As biotrade activities took place in a complex and evolving legal and policy environment, a range of legislative and policy discussions were being held that would, directly or indirectly, impact biodiversity protection in general and biotrade activities in particular. There was a risk that unless biotrade was adequately recognized and supported in those discussions, the implications of new rules and policies might negatively affect the efforts made to preserve the environment through the sustainable use and management of biodiversity. Specific challenges also persisted in the areas of productive sector development, resource management, market information, export promotion, access to finance, among others.

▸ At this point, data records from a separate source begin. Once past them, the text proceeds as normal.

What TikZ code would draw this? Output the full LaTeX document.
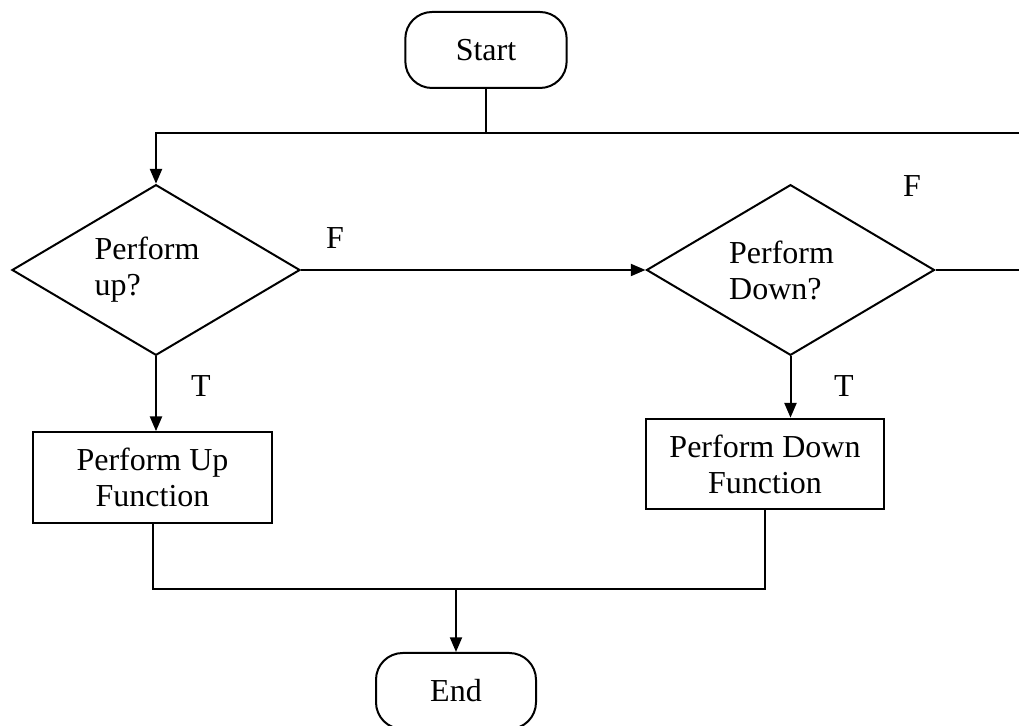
\documentclass[tikz,border=0pt]{standalone}
\usepackage{fontspec}
\setmainfont{Liberation Serif}
\usetikzlibrary{arrows.meta,shapes.geometric}

\begin{document}
\begin{tikzpicture}[x=0.375pt,y=-0.375pt,font=\fontsize{12}{13.5}\selectfont]
    \tikzstyle{terminal}=[rectangle,draw,rounded corners=10pt,minimum width=60.5pt,minimum height=28.5pt]
	\tikzstyle{decision}=[diamond,draw,aspect=1.7,minimum width=108pt,minimum height=64pt,inner sep=0pt,text width=46pt,align=left]
	\tikzstyle{box}=[rectangle,draw,minimum width=89.5pt,minimum height=34pt,align=center]
	\tikzstyle{lbl}=[inner sep=0pt]
	\tikzstyle{flow}=[line width=0.75pt,-{Triangle[length=5.5pt,width=4.5pt]}]
	\tikzstyle{wire}=[line width=0.75pt]
	\useasboundingbox (0,0) rectangle (1019,726);
	\clip (0,0) rectangle (1019,726);
	\node (start) at (486,50) [terminal,wire] {Start};
	\node (up) at (156,270) [decision,wire] {Perform\\up?};
	\node (down) at (790.5,270) [decision,wire] {Perform\\Down?};
	\node (upfn) at (152.5,477.5) [box,wire] {Perform Up\\Function};
	\node (downfn) at (765,464) [box,wire] {Perform Down\\Function};
	\node (end) at (456,691) [terminal,wire,minimum width=60pt] {End};
	% branch labels
	\node (fup) at (335,238) [lbl] {F};
	\node (fdown) at (912,186) [lbl] {F};
	\node (tup) at (201,386) [lbl] {T};
	\node (tdown) at (844,386) [lbl] {T};
	% loop back and merge points
	\coordinate (loop) at (156,133);
	\coordinate (edge) at (1030,133);
	\coordinate (merge) at (456,589);
	\draw [wire] (start.south) -- (start.south |- loop);
	\draw [flow] (down.east) -- (down.east -| edge) -- (edge) -- (loop) -- (up.north);
	\draw [flow] (up.east) -- (down.west);
	\draw [flow] (up.south) -- (up.south |- upfn.north);
	\draw [flow] (down.south) -- (down.south |- downfn.north);
	\draw [wire] (upfn.south) |- (merge) -| (downfn.south);
	\draw [flow] (merge) -- (end.north);
  \end{tikzpicture}
\end{document}
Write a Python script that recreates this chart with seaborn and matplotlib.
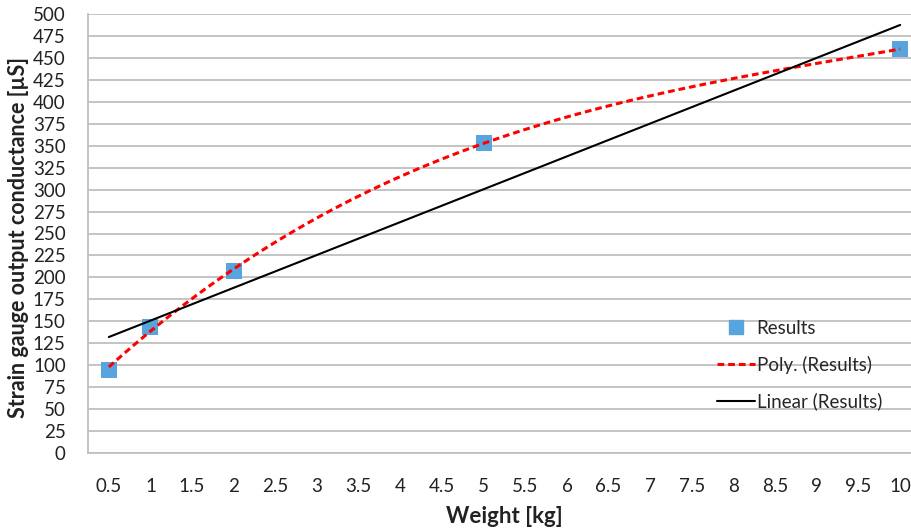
import numpy as np
import pandas as pd
import matplotlib
matplotlib.use("Agg")
import matplotlib.pyplot as plt
import seaborn as sns
from matplotlib.lines import Line2D

# Measured results (weight in kg, conductance in uS)
weights = [0.5, 1, 2, 5, 10]
conductance = [95, 144, 207, 353, 460]

# Category labels shown on the x axis
x_labels = [0.5, 1, 1.5, 2, 2.5, 3, 3.5, 4, 4.5, 5, 5.5, 6, 6.5, 7, 7.5, 8, 8.5, 9, 9.5, 10]
y_ticks = list(range(0, 501, 25))

df = pd.DataFrame({'Weight': weights, 'Conductance': conductance})

sns.set_style("white")
plt.rcParams['font.family'] = ['Lato', 'DejaVu Sans']

fig = plt.figure(figsize=(9.12, 5.28), dpi=100)
# plot area runs slightly past the right edge, like the cropped original
ax = fig.add_axes([88 / 912, 75 / 528, 833 / 912, 439 / 528])

grid_col = '#BFBFBF'
text_col = '#222222'

# trendlines (fitted by seaborn from the results)
sns.regplot(data=df, x='Weight', y='Conductance', order=3, scatter=False, ci=None,
            line_kws=dict(color='#FF0000', lw=2.2, ls=(0, (2.2, 1.3))), ax=ax)
sns.regplot(data=df, x='Weight', y='Conductance', order=1, scatter=False, ci=None,
            line_kws=dict(color='black', lw=1.5), ax=ax)
sns.scatterplot(data=df, x='Weight', y='Conductance', marker='s', s=125,
                color='#58A4DE', edgecolor='#58A4DE', linewidth=0, zorder=1, ax=ax)

ax.set_xlim(0.25, 10.25)
ax.set_ylim(0, 500)
ax.set_yticks(y_ticks)
ax.set_yticklabels([str(v) for v in y_ticks], fontsize=13.5, color=text_col)
ax.set_xticks(x_labels)
ax.set_xticklabels([f'{v:g}' for v in x_labels], fontsize=13.5, color=text_col)
ax.set_xticks(np.arange(0.25, 10.26, 0.5), minor=True)

ax.tick_params(axis='x', which='major', length=0, pad=18)
ax.tick_params(axis='x', which='minor', length=5, width=1.2, color=grid_col, direction='out')
ax.tick_params(axis='y', length=7, width=1.2, color=grid_col, direction='out', pad=9)

ax.grid(axis='y', color=grid_col, lw=1.3)
ax.set_axisbelow(True)
for side in ['top', 'right']:
    ax.spines[side].set_visible(False)
for side in ['left', 'bottom']:
    ax.spines[side].set_color(grid_col)
    ax.spines[side].set_linewidth(1.3)

ax.set_xlabel('Weight [kg]', fontsize=16, fontweight='bold', color=text_col)
ax.set_ylabel('Strain gauge output conductance [µS]', fontsize=15.5, fontweight='bold',
              color=text_col)
ax.xaxis.set_label_coords(0.5, -0.12)
ax.yaxis.set_label_coords(-0.071, 0.49)

handles = [
    Line2D([], [], marker='s', ls='none', markersize=10, color='#58A4DE'),
    Line2D([], [], color='#FF0000', lw=2.2, ls=(0, (2.2, 1.3))),
    Line2D([], [], color='black', lw=1.5),
]
ax.legend(handles, ['Results', 'Poly. (Results)', 'Linear (Results)'],
          frameon=False, fontsize=13.5, loc='upper left',
          bbox_to_anchor=(0.735, 0.342), handlelength=2.0, handletextpad=0.1,
          labelspacing=1.0)

fig.savefig('out.png', dpi=100)
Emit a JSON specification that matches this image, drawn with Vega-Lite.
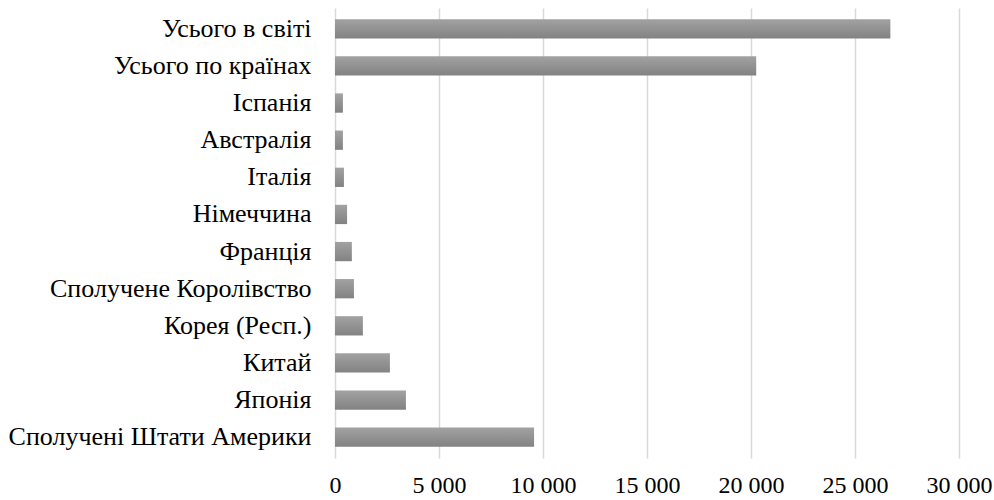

Countries expressed their views on the opportunities stemming from biodiversity conservation and sustainable use in terms of trade and investment, especially for small and medium-sized enterprises, and recognized the importance of trade facilitation strategies for biodiversity goods and services as a means to promote trade and sustainable development. Furthermore, countries had demonstrated their interest in better understanding issues at the interface between trade, development and environment conservation, including issues related to eco-labelling, certification, standards among others.
The second phase of the BioTrade Facilitation Programme (BTFPII) would provide a more effective platform for collaboration that allowed UNCTAD to focus on its areas of expertise and actively participate in that initiative by contributing to the creation of a policy environment that promoted trade and investment as an incentive for the sustainable use of biodiversity.
In addressing the opportunities and challenges of globalization for development, successful and concrete examples in linking trade, productive sector and sustainable development such as biotrade should continue to be supported as a means to help peoples and natural resources - including the most vulnerable among them - find real opportunities and benefits from globalization.
The event ended with the signing of a partnership agreement between the Swiss State Secretariat for Economic Affairs (SECO) and UNCTAD to implement BTFP II, aimed at promoting an enabling policy environment for biotrade activities.